Hirosuke eventually escapes after hearing a woman outside singing the song from his dream. One thing leads to another and Hirosuke's implicated in a circus murder, sees an obituary for someone who looks exactly like him in a paper on the train, and goes to a remote seaside town to assume the influential dead man's identity. The rapidity with which strange events occur in itself suggests something's not quite right and I found myself wondering if Hirosuke really deserved to be in the mad house.

This all takes a back seat, though, to tension surrounding Hirosuke's attempts to live as the dead man, fooling his wife, mistress, and household servants. And then a new mystery develops as the women are beset first by snakes and then by strange, deformed men in the bath.

I wonder if these scenes were originally set in the bath in the source novel. This is another film based on a book by Edogawa Rampo and his famous detective, Kogoro Akechi, eventually shows up played by Minoru Oki. But it feels almost like an afterthought.

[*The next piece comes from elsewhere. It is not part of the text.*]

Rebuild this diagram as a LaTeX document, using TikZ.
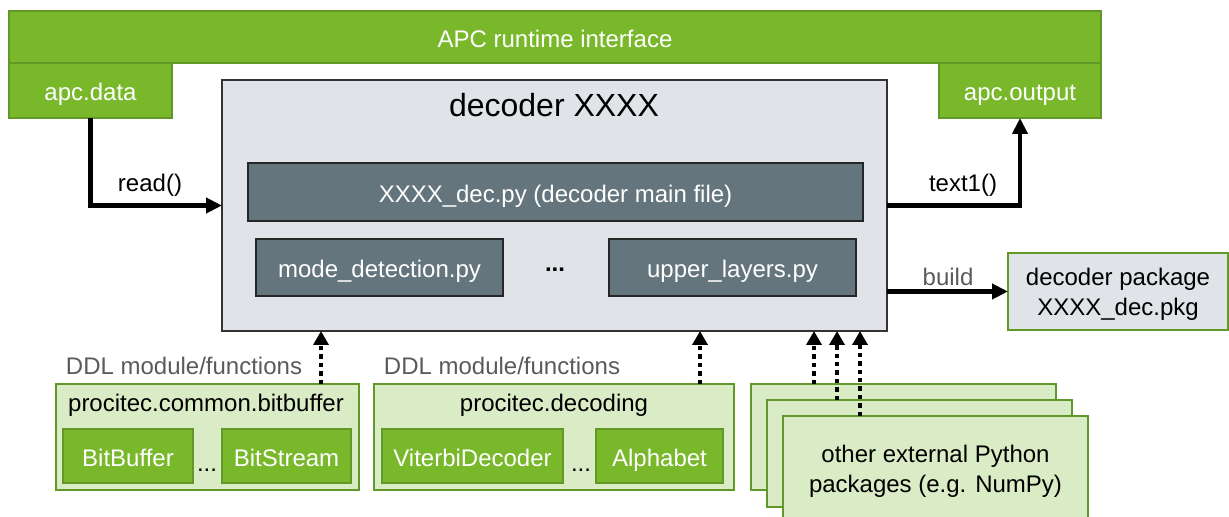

There's some post modern humour here and there, like a scene where three people who discover a dead body deliberately sabotage their characters as if to show up the inevitably artificial quality of film. Despite this and some gratuitous nudity, the film has some really effective subtext about identity and guilt. And not all the kinky stuff is a detour--Hirosuke discovers the strange man is the leader of a secret society of deformed men and beautiful women who engage in weird body paint performance art.